Direction
With the pictures left out, copy the listing below exactly.
..........
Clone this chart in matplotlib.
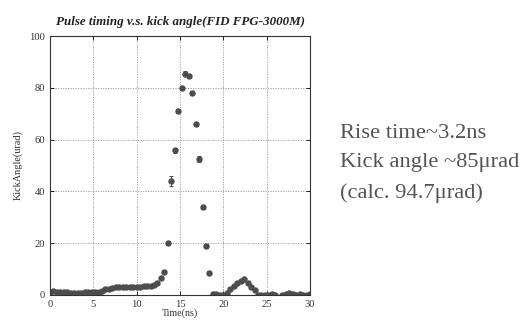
import matplotlib
matplotlib.use("Agg")
import matplotlib.pyplot as plt

time_ns = [0.0, 0.4, 0.8, 1.2, 1.6, 2.0, 2.4, 2.8, 3.2, 3.6, 4.0, 4.4, 4.8, 5.2, 5.6, 6.0,
           6.4, 6.8, 7.2, 7.6, 8.0, 8.4, 8.8, 9.2, 9.6, 10.0, 10.4, 10.8, 11.2, 11.6, 12.0,
           12.4, 12.8, 13.2, 13.6, 14.0, 14.4, 14.8, 15.2, 15.6, 16.0, 16.4, 16.8, 17.2,
           17.6, 18.0, 18.4, 18.8, 19.2, 19.6, 20.0, 20.4, 20.8, 21.2, 21.6, 22.0, 22.4,
           22.8, 23.2, 23.6, 24.0, 24.4, 24.8, 25.2, 25.6, 26.0, 26.8, 27.2, 27.6, 28.0,
           28.4, 28.8, 29.2, 29.6, 30.0]
kick_urad = [1.0, 1.5, 1.2, 1.1, 1.0, 1.0, 0.9, 0.9, 0.9, 0.9, 1.0, 1.0, 1.1, 1.2, 1.3, 1.5,
             2.3, 2.5, 2.7, 2.9, 3.0, 3.1, 3.0, 3.0, 2.9, 2.9, 3.0, 3.4, 3.6, 3.4, 3.8,
             4.8, 6.5, 9.0, 20.2, 44.0, 55.8, 71.2, 80.0, 85.5, 84.5, 78.0, 66.0, 52.5,
             34.0, 19.0, 8.5, 0.2, 0.2, 0.1, 0.0, 0.8, 2.5, 3.5, 4.5, 5.5, 6.0,
             4.5, 3.0, 2.0, 0.0, 0.0, 0.1, 0.0, 0.2, 0.0, 0.1, 0.2, 0.6, 0.2,
             0.1, 0.3, 0.0, 0.1, 0.5]
kick_err = [0.3] * 34 + [0.8, 1.8, 0.8, 0.8, 0.8, 0.8, 0.8, 0.8, 0.8, 1.0, 0.8, 0.8, 0.6] + [0.3] * 28

title = "Pulse timing v.s. kick angle(FID FPG-3000M)"
xlabel = "Time(ns)"
ylabel = "KickAngle(urad)"
notes = ["Rise time~3.2ns", "Kick angle ~85\u03bcrad", "(calc. 94.7\u03bcrad)"]
xticks = [0, 5, 10, 15, 20, 25, 30]
yticks = [0, 20, 40, 60, 80, 100]

plt.rcParams['font.family'] = ['Liberation Serif', 'DejaVu Serif']

fig = plt.figure(figsize=(5.24, 3.20), dpi=100)
ax = fig.add_axes([50/524, 1-295/320, 260/524, 259/320])
ax.errorbar(time_ns, kick_urad, yerr=kick_err, fmt='o', color='#4d4d4d', ms=3.6,
            elinewidth=0.7, capsize=1.2, capthick=0.7, mec='#4d4d4d')
ax.set_xlim(0, 30)
ax.set_ylim(0, 100)
ax.set_xticks(xticks)
ax.set_yticks(yticks)
ax.grid(True, color='#999999', linestyle=(0, (1.5, 1.5)), linewidth=0.6)
ax.tick_params(direction='in', top=True, right=True, length=3, width=0.6,
               labelsize=7.6, labelcolor='#333333', pad=3.5)
for s in ax.spines.values():
    s.set_linewidth(0.8)
    s.set_color('#333333')
ax.set_title(title, fontsize=9.4, fontweight='bold', fontstyle='italic', pad=8, color='#222222')
ax.set_xlabel(xlabel, fontsize=7.2, color='#333333', labelpad=0)
ax.set_ylabel(ylabel, fontsize=7.4, color='#333333', labelpad=5)

for i, line in enumerate(notes):
    fig.text(340/524, 1 - (133 + 30*i)/320, line, fontsize=16.2, color='#555555',
             va='center', ha='left')

fig.savefig("out.png", dpi=100)
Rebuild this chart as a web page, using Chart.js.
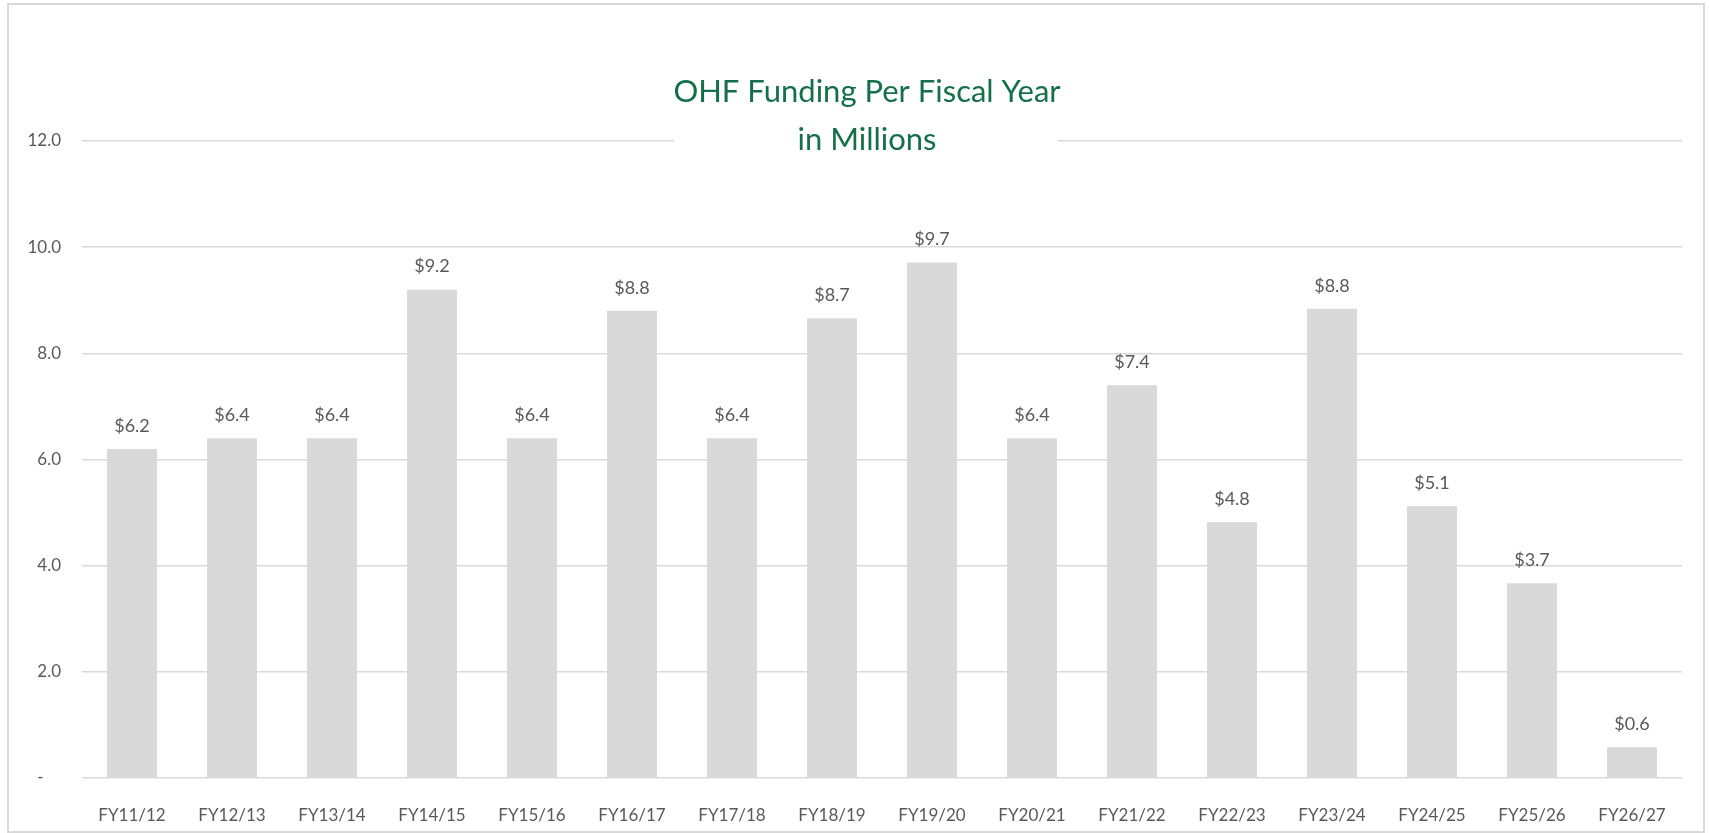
<!DOCTYPE html>
<html>
<head>
<meta charset="utf-8">
<script src="https://cdn.jsdelivr.net/npm/chart.js@4.4.1/dist/chart.umd.min.js"></script>
<style>
  html, body { margin: 0; padding: 0; background: #fff; }
  #wrap { position: absolute; left: 0; top: 0; width: 1709px; height: 833px; }
  #frame {
    position: absolute; left: 7px; top: 3px; width: 1698px; height: 830px;
    border: 2px solid #d9d9d9; box-sizing: border-box; pointer-events: none;
  }
</style>
</head>
<body>
<div id="wrap">
  <canvas id="fundingChart" width="1709" height="833"></canvas>
  <div id="frame"></div>
</div>
<script>
// Chart data
const fiscalYears = ['FY11/12', 'FY12/13', 'FY13/14', 'FY14/15', 'FY15/16', 'FY16/17', 'FY17/18', 'FY18/19',
                     'FY19/20', 'FY20/21', 'FY21/22', 'FY22/23', 'FY23/24', 'FY24/25', 'FY25/26', 'FY26/27'];
const fundingMillions = [6.2, 6.4, 6.4, 9.2, 6.4, 8.8, 6.4, 8.66, 9.71, 6.4, 7.4, 4.82, 8.84, 5.12, 3.67, 0.58];
const yTicks = [0, 2, 4, 6, 8, 10, 12];
const titleLines = ['OHF Funding Per Fiscal Year', 'in Millions'];

const textGray = '#595959';
const gridGray = '#d9d9d9';

// Title sits on top of the 12.0 gridline, so draw it ourselves with a white backing
const overlayTitle = {
    id: 'overlayTitle',
    afterDraw(chart) {
        const ctx = chart.ctx;
        ctx.save();
        ctx.fillStyle = '#ffffff';
        ctx.fillRect(674, 60, 384, 110);
        ctx.fillStyle = '#14704a';
        ctx.font = '31px Lato';
        ctx.textAlign = 'center';
        ctx.textBaseline = 'middle';
        ctx.fillText(titleLines[0], 867, 92);
        ctx.fillText(titleLines[1], 867, 140);
        ctx.restore();
    }
};

// Value labels above each bar
const barLabels = {
    id: 'barLabels',
    afterDatasetsDraw(chart) {
        const ctx = chart.ctx;
        const meta = chart.getDatasetMeta(0);
        ctx.save();
        ctx.fillStyle = textGray;
        ctx.font = '18px Lato';
        ctx.textAlign = 'center';
        ctx.textBaseline = 'middle';
        meta.data.forEach(function(bar, i) {
            const v = chart.data.datasets[0].data[i];
            ctx.fillText('$' + v.toFixed(1), bar.x, bar.y - 23);
        });
        ctx.restore();
    }
};

const ctx = document.getElementById('fundingChart').getContext('2d');
new Chart(ctx, {
    type: 'bar',
    data: {
        labels: fiscalYears,
        datasets: [{
            data: fundingMillions,
            backgroundColor: '#d9d9d9',
            borderWidth: 0,
            barPercentage: 0.5,
            categoryPercentage: 1.0
        }]
    },
    options: {
        responsive: false,
        animation: false,
        layout: { padding: { top: 141, right: 27, bottom: 0, left: 0 } },
        plugins: {
            legend: { display: false },
            title: { display: false },
            tooltip: { enabled: false }
        },
        scales: {
            x: {
                grid: { display: false },
                border: { display: false },
                ticks: { color: textGray, font: { family: 'Lato', size: 17 }, padding: 19, maxRotation: 0 },
                afterFit: function(scale) { scale.height = 55; }
            },
            y: {
                min: 0,
                max: 12,
                afterBuildTicks: function(scale) {
                    scale.ticks = yTicks.map(function(v) { return { value: v }; });
                },
                grid: { color: gridGray, lineWidth: 1.5, drawTicks: false },
                border: { display: false },
                ticks: {
                    color: textGray,
                    font: { family: 'Lato', size: 17 },
                    padding: 21,
                    callback: function(v) { return v === 0 ? '-    ' : v.toFixed(1); }
                },
                afterFit: function(scale) { scale.width = 82; }
            }
        }
    },
    plugins: [barLabels, overlayTitle]
});
</script>
</body>
</html>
..........
Result
Clone this chart in matplotlib.
import matplotlib
matplotlib.use("Agg")
import matplotlib.pyplot as plt

time_ns = [0.0, 0.4, 0.8, 1.2, 1.6, 2.0, 2.4, 2.8, 3.2, 3.6, 4.0, 4.4, 4.8, 5.2, 5.6, 6.0,
           6.4, 6.8, 7.2, 7.6, 8.0, 8.4, 8.8, 9.2, 9.6, 10.0, 10.4, 10.8, 11.2, 11.6, 12.0,
           12.4, 12.8, 13.2, 13.6, 14.0, 14.4, 14.8, 15.2, 15.6, 16.0, 16.4, 16.8, 17.2,
           17.6, 18.0, 18.4, 18.8, 19.2, 19.6, 20.0, 20.4, 20.8, 21.2, 21.6, 22.0, 22.4,
           22.8, 23.2, 23.6, 24.0, 24.4, 24.8, 25.2, 25.6, 26.0, 26.8, 27.2, 27.6, 28.0,
           28.4, 28.8, 29.2, 29.6, 30.0]
kick_urad = [1.0, 1.5, 1.2, 1.1, 1.0, 1.0, 0.9, 0.9, 0.9, 0.9, 1.0, 1.0, 1.1, 1.2, 1.3, 1.5,
             2.3, 2.5, 2.7, 2.9, 3.0, 3.1, 3.0, 3.0, 2.9, 2.9, 3.0, 3.4, 3.6, 3.4, 3.8,
             4.8, 6.5, 9.0, 20.2, 44.0, 55.8, 71.2, 80.0, 85.5, 84.5, 78.0, 66.0, 52.5,
             34.0, 19.0, 8.5, 0.2, 0.2, 0.1, 0.0, 0.8, 2.5, 3.5, 4.5, 5.5, 6.0,
             4.5, 3.0, 2.0, 0.0, 0.0, 0.1, 0.0, 0.2, 0.0, 0.1, 0.2, 0.6, 0.2,
             0.1, 0.3, 0.0, 0.1, 0.5]
kick_err = [0.3] * 34 + [0.8, 1.8, 0.8, 0.8, 0.8, 0.8, 0.8, 0.8, 0.8, 1.0, 0.8, 0.8, 0.6] + [0.3] * 28

title = "Pulse timing v.s. kick angle(FID FPG-3000M)"
xlabel = "Time(ns)"
ylabel = "KickAngle(urad)"
notes = ["Rise time~3.2ns", "Kick angle ~85\u03bcrad", "(calc. 94.7\u03bcrad)"]
xticks = [0, 5, 10, 15, 20, 25, 30]
yticks = [0, 20, 40, 60, 80, 100]

plt.rcParams['font.family'] = ['Liberation Serif', 'DejaVu Serif']

fig = plt.figure(figsize=(5.24, 3.20), dpi=100)
ax = fig.add_axes([50/524, 1-295/320, 260/524, 259/320])
ax.errorbar(time_ns, kick_urad, yerr=kick_err, fmt='o', color='#4d4d4d', ms=3.6,
            elinewidth=0.7, capsize=1.2, capthick=0.7, mec='#4d4d4d')
ax.set_xlim(0, 30)
ax.set_ylim(0, 100)
ax.set_xticks(xticks)
ax.set_yticks(yticks)
ax.grid(True, color='#999999', linestyle=(0, (1.5, 1.5)), linewidth=0.6)
ax.tick_params(direction='in', top=True, right=True, length=3, width=0.6,
               labelsize=7.6, labelcolor='#333333', pad=3.5)
for s in ax.spines.values():
    s.set_linewidth(0.8)
    s.set_color('#333333')
ax.set_title(title, fontsize=9.4, fontweight='bold', fontstyle='italic', pad=8, color='#222222')
ax.set_xlabel(xlabel, fontsize=7.2, color='#333333', labelpad=0)
ax.set_ylabel(ylabel, fontsize=7.4, color='#333333', labelpad=5)

for i, line in enumerate(notes):
    fig.text(340/524, 1 - (133 + 30*i)/320, line, fontsize=16.2, color='#555555',
             va='center', ha='left')

fig.savefig("out.png", dpi=100)
Rebuild this chart as a web page, using Chart.js.
<!DOCTYPE html>
<html>
<head>
<meta charset="utf-8">
<script src="https://cdn.jsdelivr.net/npm/chart.js@4.4.1/dist/chart.umd.min.js"></script>
<style>
  html, body { margin: 0; padding: 0; background: #fff; }
  #wrap { position: absolute; left: 0; top: 0; width: 1709px; height: 833px; }
  #frame {
    position: absolute; left: 7px; top: 3px; width: 1698px; height: 830px;
    border: 2px solid #d9d9d9; box-sizing: border-box; pointer-events: none;
  }
</style>
</head>
<body>
<div id="wrap">
  <canvas id="fundingChart" width="1709" height="833"></canvas>
  <div id="frame"></div>
</div>
<script>
// Chart data
const fiscalYears = ['FY11/12', 'FY12/13', 'FY13/14', 'FY14/15', 'FY15/16', 'FY16/17', 'FY17/18', 'FY18/19',
                     'FY19/20', 'FY20/21', 'FY21/22', 'FY22/23', 'FY23/24', 'FY24/25', 'FY25/26', 'FY26/27'];
const fundingMillions = [6.2, 6.4, 6.4, 9.2, 6.4, 8.8, 6.4, 8.66, 9.71, 6.4, 7.4, 4.82, 8.84, 5.12, 3.67, 0.58];
const yTicks = [0, 2, 4, 6, 8, 10, 12];
const titleLines = ['OHF Funding Per Fiscal Year', 'in Millions'];

const textGray = '#595959';
const gridGray = '#d9d9d9';

// Title sits on top of the 12.0 gridline, so draw it ourselves with a white backing
const overlayTitle = {
    id: 'overlayTitle',
    afterDraw(chart) {
        const ctx = chart.ctx;
        ctx.save();
        ctx.fillStyle = '#ffffff';
        ctx.fillRect(674, 60, 384, 110);
        ctx.fillStyle = '#14704a';
        ctx.font = '31px Lato';
        ctx.textAlign = 'center';
        ctx.textBaseline = 'middle';
        ctx.fillText(titleLines[0], 867, 92);
        ctx.fillText(titleLines[1], 867, 140);
        ctx.restore();
    }
};

// Value labels above each bar
const barLabels = {
    id: 'barLabels',
    afterDatasetsDraw(chart) {
        const ctx = chart.ctx;
        const meta = chart.getDatasetMeta(0);
        ctx.save();
        ctx.fillStyle = textGray;
        ctx.font = '18px Lato';
        ctx.textAlign = 'center';
        ctx.textBaseline = 'middle';
        meta.data.forEach(function(bar, i) {
            const v = chart.data.datasets[0].data[i];
            ctx.fillText('$' + v.toFixed(1), bar.x, bar.y - 23);
        });
        ctx.restore();
    }
};

const ctx = document.getElementById('fundingChart').getContext('2d');
new Chart(ctx, {
    type: 'bar',
    data: {
        labels: fiscalYears,
        datasets: [{
            data: fundingMillions,
            backgroundColor: '#d9d9d9',
            borderWidth: 0,
            barPercentage: 0.5,
            categoryPercentage: 1.0
        }]
    },
    options: {
        responsive: false,
        animation: false,
        layout: { padding: { top: 141, right: 27, bottom: 0, left: 0 } },
        plugins: {
            legend: { display: false },
            title: { display: false },
            tooltip: { enabled: false }
        },
        scales: {
            x: {
                grid: { display: false },
                border: { display: false },
                ticks: { color: textGray, font: { family: 'Lato', size: 17 }, padding: 19, maxRotation: 0 },
                afterFit: function(scale) { scale.height = 55; }
            },
            y: {
                min: 0,
                max: 12,
                afterBuildTicks: function(scale) {
                    scale.ticks = yTicks.map(function(v) { return { value: v }; });
                },
                grid: { color: gridGray, lineWidth: 1.5, drawTicks: false },
                border: { display: false },
                ticks: {
                    color: textGray,
                    font: { family: 'Lato', size: 17 },
                    padding: 21,
                    callback: function(v) { return v === 0 ? '-    ' : v.toFixed(1); }
                },
                afterFit: function(scale) { scale.width = 82; }
            }
        }
    },
    plugins: [barLabels, overlayTitle]
});
</script>
</body>
</html>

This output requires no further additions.